President Bush took action this week with more than 90 new laws deregulating rules put in place for public safety. He approved measures which will insure dirty drinking water, dirty air and decreased counter-terror operations.
The Washington Post reported on the story Thursday. Removing rules governing the "mountaintop removal" method of coal mining means more coal slurry will end up in drinking water in the Appalachian region. It's a haphazard approach blurred into "energy policy" actions which in reality dumps more waste, increases health problems, and destroys the Appalachian region.
The destruction has been widespread for some time and these new laws will make it worse:
"Almost everything that isn't coal is pushed down into the valleys below. As a result, 6,700 "valley fills" were approved in central Appalachia between 1985 and 2001. The U.S. EPA estimates that over 700 miles of healthy streams have been completely buried by mountaintop removal and thousands more have been damaged. Where there once flowed a highly braided system of headwater streams, now a vast circuitry of haul roads winds through the rubble. From the air, it looks like someone had tried to plot a highway system on the moon."
Why is it OK to punish the Appalachian region?
"Urban affluence and this country's shortsighted energy policy are making Appalachia a poorer place -- poorer in beauty, poorer in health, poorer in resources, and poorer in spirit.
"This wouldn't go on in New England," Jack Spadaro told me last July, up at Larry Gibson's place. It wouldn't go on in California, nor Florida, nor along the East Coast. After the '60s, America and the mainstream media seemed to lose interest in the problems of Appalachia. Though the Martin County slurry pond disaster was 20 times larger than the Exxon Valdez spill, The New York Times ignored it for months. But the seeming invisibility of the people in Appalachia does not make their plight any less real."

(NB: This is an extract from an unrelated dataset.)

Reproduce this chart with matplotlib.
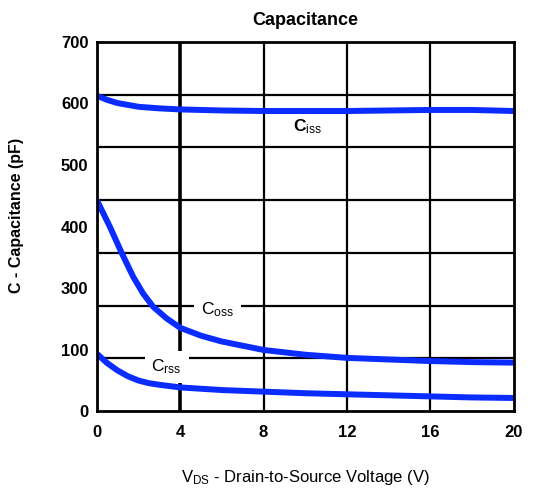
import numpy as np
import matplotlib
matplotlib.use("Agg")
import matplotlib.pyplot as plt

plt.rcParams["font.family"] = ["Liberation Sans", "DejaVu Sans"]
plt.rcParams["mathtext.fontset"] = "custom"
plt.rcParams["mathtext.rm"] = "Liberation Sans"
plt.rcParams["mathtext.it"] = "Liberation Sans"
plt.rcParams["mathtext.bf"] = "Liberation Sans:bold"

# values are in the grid's own units (grid lines every 100, 0..700)
ciss_v = [0, 0.5, 1, 2, 3, 4, 6, 8, 10, 12, 14, 16, 18, 20]
ciss = [598, 590, 584, 577, 574, 572, 570, 569, 569, 569, 570, 571, 571, 569]

coss_v = [0, 0.62, 1.18, 1.74, 2.22, 2.7, 3.34, 4, 5, 6, 8, 10, 12, 14, 16, 18, 20]
coss = [400, 350, 301, 255, 223, 198, 176, 158, 143, 132, 116, 107, 101, 98, 95, 93, 92]

crss_v = [0, 0.5, 1, 1.5, 2, 2.5, 3, 4, 6, 8, 10, 12, 14, 16, 18, 20]
crss = [109, 91, 77, 66, 58, 53, 50, 45, 40, 37, 34, 32, 30, 28, 26, 25]

x_ticks = [0, 4, 8, 12, 16, 20]
# tick labels as printed on the original (note: no "200")
y_labels = ["0", "100", "300", "400", "500", "600", "700"]

blue = "#0a2cff"

fig = plt.figure(figsize=(5.38, 4.93), dpi=100)
ax = fig.add_axes([0.180, 0.166, 0.775, 0.749])

ax.set_xlim(0, 20)
ax.set_ylim(0, 700)

# grid drawn by hand so its lines do not follow the odd y labels
for y in np.arange(100, 700, 100):
    ax.axhline(y, color="black", lw=1.6, zorder=1)
for x in x_ticks[1:-1]:
    ax.axvline(x, color="black", lw=2.6 if x == 4 else 1.6, zorder=1)

for xs, vals in ((ciss_v, ciss), (coss_v, coss), (crss_v, crss)):
    ax.plot(xs, vals, color=blue, lw=4.3, solid_capstyle="butt",
            solid_joinstyle="round", zorder=4)

box = dict(facecolor="white", edgecolor="none", pad=5)
ax.text(10.1, 540, r"C$_{\mathrm{iss}}$", fontsize=12.5, fontweight="bold",
        ha="center", va="center", zorder=3)
ax.text(5.8, 193, r"C$_{\mathrm{oss}}$", fontsize=12.5,
        ha="center", va="center", zorder=3, bbox=box)
ax.text(3.35, 84, r"C$_{\mathrm{rss}}$", fontsize=12.5,
        ha="center", va="center", zorder=3, bbox=box)

ax.set_xticks(x_ticks)
ax.set_xticklabels([str(t) for t in x_ticks], fontsize=12, fontweight="bold")
ax.set_yticks(np.linspace(0, 700, len(y_labels)))
ax.set_yticklabels(y_labels, fontsize=12, fontweight="bold")
ax.tick_params(axis="both", length=0)
ax.tick_params(axis="x", pad=10)
ax.tick_params(axis="y", pad=6)

for sp in ax.spines.values():
    sp.set_linewidth(2)
    sp.set_zorder(5)

ax.set_title("Capacitance", fontsize=13, fontweight="bold", pad=12)
ax.set_ylabel("C - Capacitance (pF)", fontsize=11.5, fontweight="bold")
ax.yaxis.set_label_coords(-0.175, 0.53)
ax.set_xlabel(r"V$_{\mathrm{DS}}$ - Drain-to-Source Voltage (V)", fontsize=12,
              labelpad=20)

fig.savefig("out.png", dpi=100)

The blog Facing South has been following this problem for some time with posts you can read here. Just as residents and other concerned groups have been bringing these issues to light, the new laws provided by President Bush will bury them under tons of debris and changing the law to protect the lives of so many will now take major Congressional and Presidential efforts to repeal. In the meantime, money trumps safety and more of our region will be lost forever in this greedy struggle.